> **Source material**
§ §
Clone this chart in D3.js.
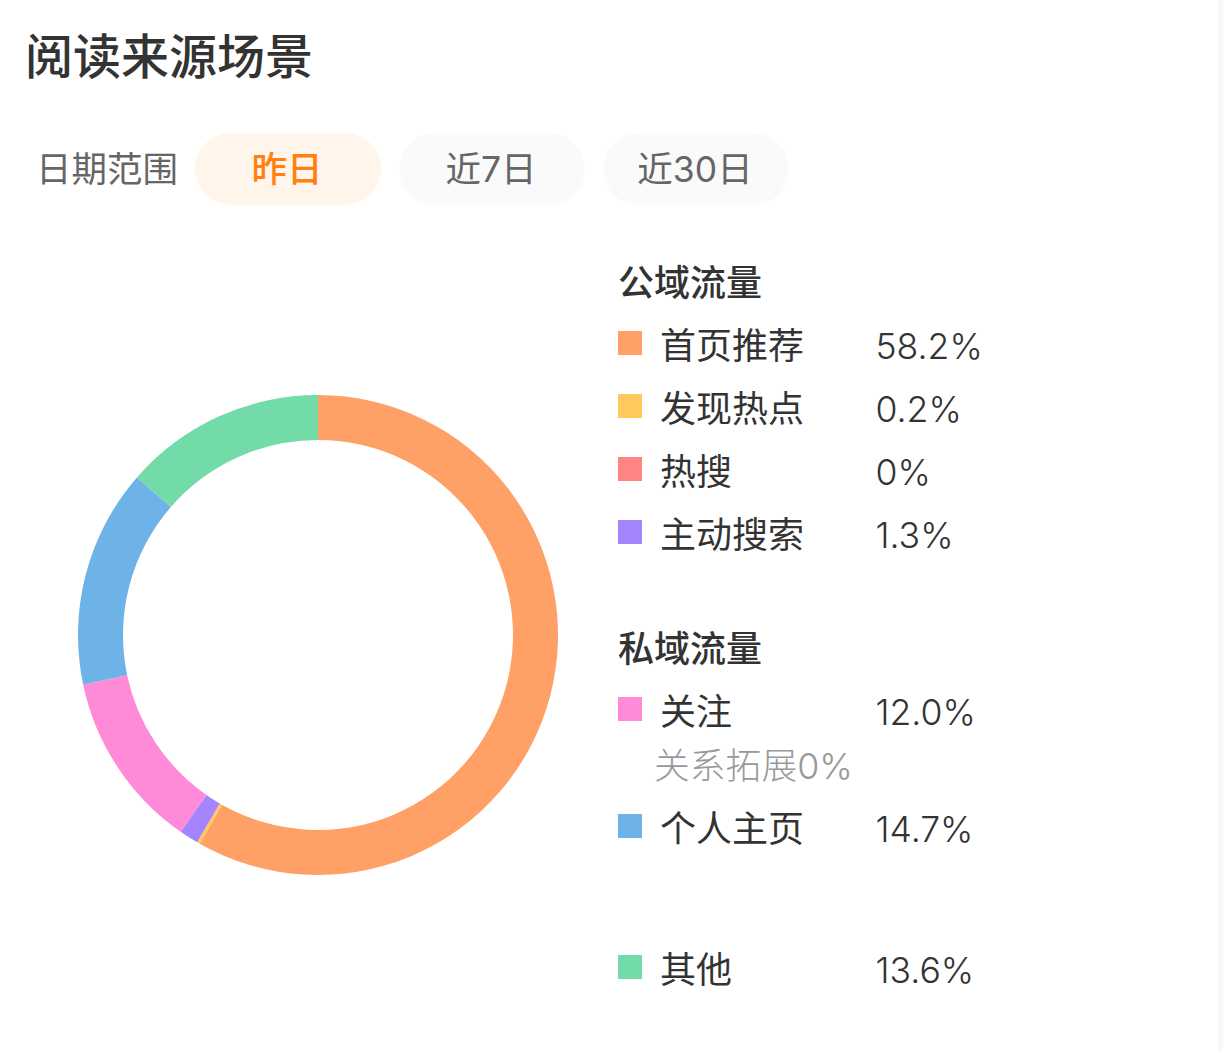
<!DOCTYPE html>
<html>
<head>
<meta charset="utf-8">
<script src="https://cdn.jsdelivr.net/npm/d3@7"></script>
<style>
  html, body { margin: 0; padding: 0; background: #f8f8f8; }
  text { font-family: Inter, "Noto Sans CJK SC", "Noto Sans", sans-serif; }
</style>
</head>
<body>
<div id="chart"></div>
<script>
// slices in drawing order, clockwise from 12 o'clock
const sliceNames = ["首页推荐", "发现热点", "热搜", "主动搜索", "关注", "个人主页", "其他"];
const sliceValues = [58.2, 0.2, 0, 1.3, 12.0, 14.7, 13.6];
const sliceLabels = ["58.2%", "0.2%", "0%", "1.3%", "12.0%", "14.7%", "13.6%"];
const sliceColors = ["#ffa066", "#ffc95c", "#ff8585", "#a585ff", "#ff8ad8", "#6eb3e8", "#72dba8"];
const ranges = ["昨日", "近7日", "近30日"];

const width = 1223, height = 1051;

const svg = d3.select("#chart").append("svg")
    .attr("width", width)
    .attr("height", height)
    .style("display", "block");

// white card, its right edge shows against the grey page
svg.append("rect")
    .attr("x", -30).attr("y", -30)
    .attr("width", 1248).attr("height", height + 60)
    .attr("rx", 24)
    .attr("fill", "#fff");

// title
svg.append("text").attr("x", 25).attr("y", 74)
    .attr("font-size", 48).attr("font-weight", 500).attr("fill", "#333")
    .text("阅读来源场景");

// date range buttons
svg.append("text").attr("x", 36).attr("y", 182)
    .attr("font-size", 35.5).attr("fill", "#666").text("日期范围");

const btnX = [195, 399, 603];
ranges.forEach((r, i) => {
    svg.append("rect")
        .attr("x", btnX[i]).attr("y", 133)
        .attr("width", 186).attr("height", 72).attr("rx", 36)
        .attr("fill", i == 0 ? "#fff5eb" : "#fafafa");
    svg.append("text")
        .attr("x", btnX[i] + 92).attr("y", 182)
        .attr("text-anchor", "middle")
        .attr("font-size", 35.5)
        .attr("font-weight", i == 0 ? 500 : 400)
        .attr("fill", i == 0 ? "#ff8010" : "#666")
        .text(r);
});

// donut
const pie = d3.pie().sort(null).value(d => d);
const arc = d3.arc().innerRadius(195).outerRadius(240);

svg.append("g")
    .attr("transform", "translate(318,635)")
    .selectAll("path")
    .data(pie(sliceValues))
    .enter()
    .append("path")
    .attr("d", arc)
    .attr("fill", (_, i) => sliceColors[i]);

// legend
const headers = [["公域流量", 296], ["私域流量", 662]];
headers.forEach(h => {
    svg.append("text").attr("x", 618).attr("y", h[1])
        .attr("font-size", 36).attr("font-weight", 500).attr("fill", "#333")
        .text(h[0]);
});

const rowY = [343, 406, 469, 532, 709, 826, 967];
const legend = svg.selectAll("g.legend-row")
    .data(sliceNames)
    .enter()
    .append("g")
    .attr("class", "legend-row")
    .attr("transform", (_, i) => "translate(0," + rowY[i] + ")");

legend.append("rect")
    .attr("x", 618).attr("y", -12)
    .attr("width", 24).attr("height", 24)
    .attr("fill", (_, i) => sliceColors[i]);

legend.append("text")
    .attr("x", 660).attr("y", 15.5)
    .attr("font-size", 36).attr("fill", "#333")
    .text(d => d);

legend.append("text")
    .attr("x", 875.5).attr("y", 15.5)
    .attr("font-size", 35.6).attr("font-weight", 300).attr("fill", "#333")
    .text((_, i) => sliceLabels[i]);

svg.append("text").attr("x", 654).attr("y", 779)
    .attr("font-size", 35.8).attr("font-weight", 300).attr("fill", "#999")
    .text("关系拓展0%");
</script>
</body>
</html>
§ §
> **What is asked**
Give the number of lines in the listing above that hold the string "chart", with nothing else.

> **Expected answer**
3